Assume that $f(x)$ is a function which is infinite many times differentiable and also continuous for every derivative. The function graph is in general not known.
How is it possible to detect extremas?
Till now i thought $f'(x)=0$ and $f''(x)\neq 0$ just works, but then i saw the following function:
\begin{cases} 0 & x= 0 \\ \exp\left(-\frac{1}{x^2}\right)&x\neq 0 \end{cases}
For this function it seems to be more tricky to calculate the extrema at $x=0$. Probably there are more functions which are even more "complex".

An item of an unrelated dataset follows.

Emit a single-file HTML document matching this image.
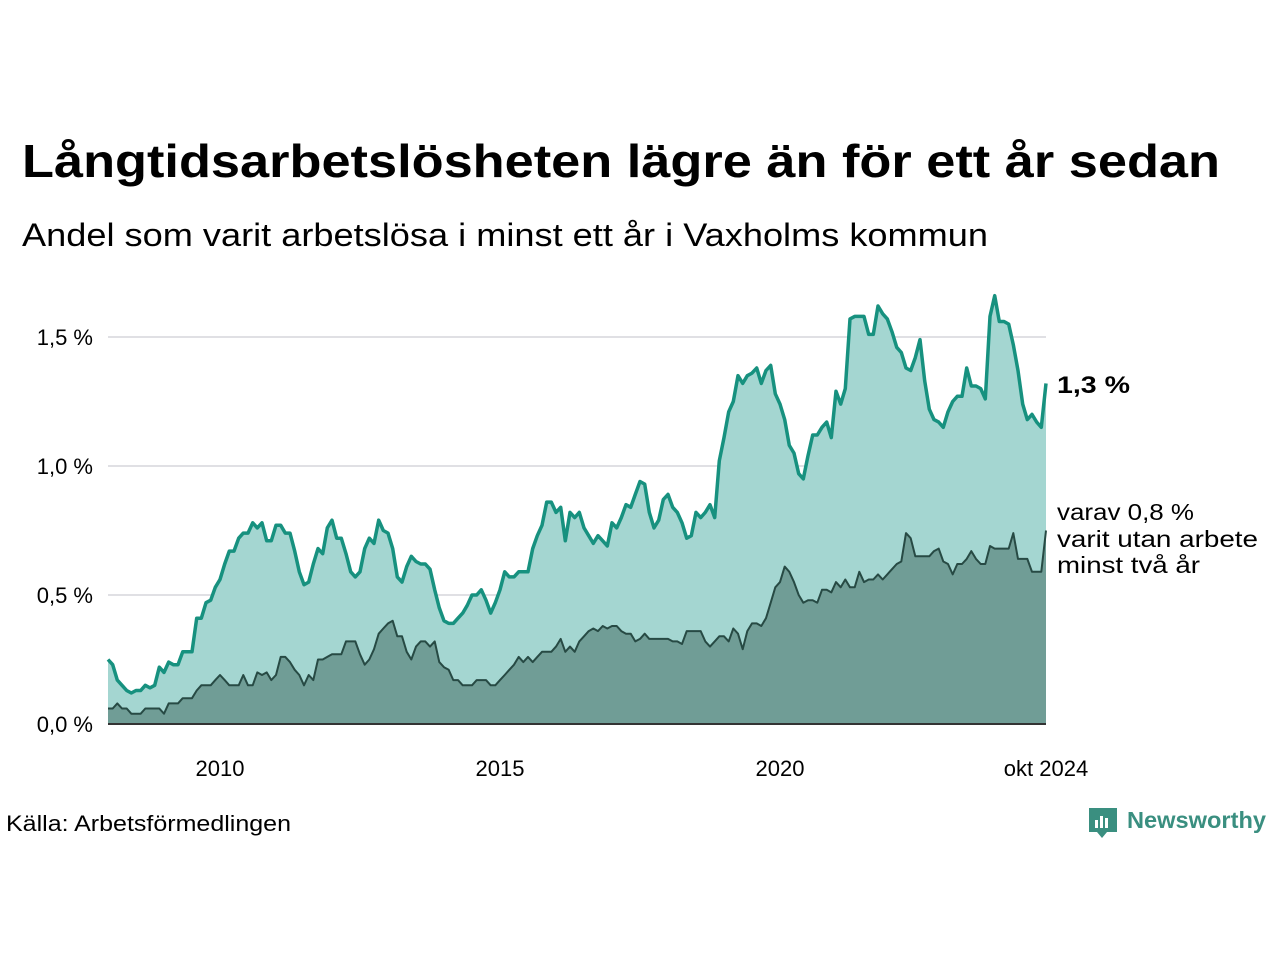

This brings me to my question: What is a general way calculate the extrema of a given function $f(x)$ for which it is only known that it is infinite many times differentiable and that it is continuous?
Thank you
Fermat's test still works for extrema of your function, you just have to calculate the derivative properly. You have probably noticed that for $x\ne 0$ the derivative is always nonzero. However, computing the derivative at 0 using the difference quotient we find $$ f'(0)=\lim_{x\rightarrow 0}\frac{e^{-1/x^2}}{x}=0 $$ Which tells you that this is the only extremum candidate for the smooth function. The first derivative test is what I would then use to conclude that it is a minimum.
Edit: To avoid any potential ambiguity, for a critical point $x_0$, the first derivative test requires examining the sign $f'(x_0-\epsilon)$ and $f'(x_0+\epsilon)$. $f'(x_0-\epsilon)< 0$ and $f'(x_0+\epsilon)> 0$ yields that $x_0$ is a minimum. Vice versa for a local maximum.
In this case, $$ f'(x)=\frac{2}{x^3}e^{-1/x^2} $$ Which is less than 0 for $x<0$ and greater than 0 for $x>0$, allowing our conclusion.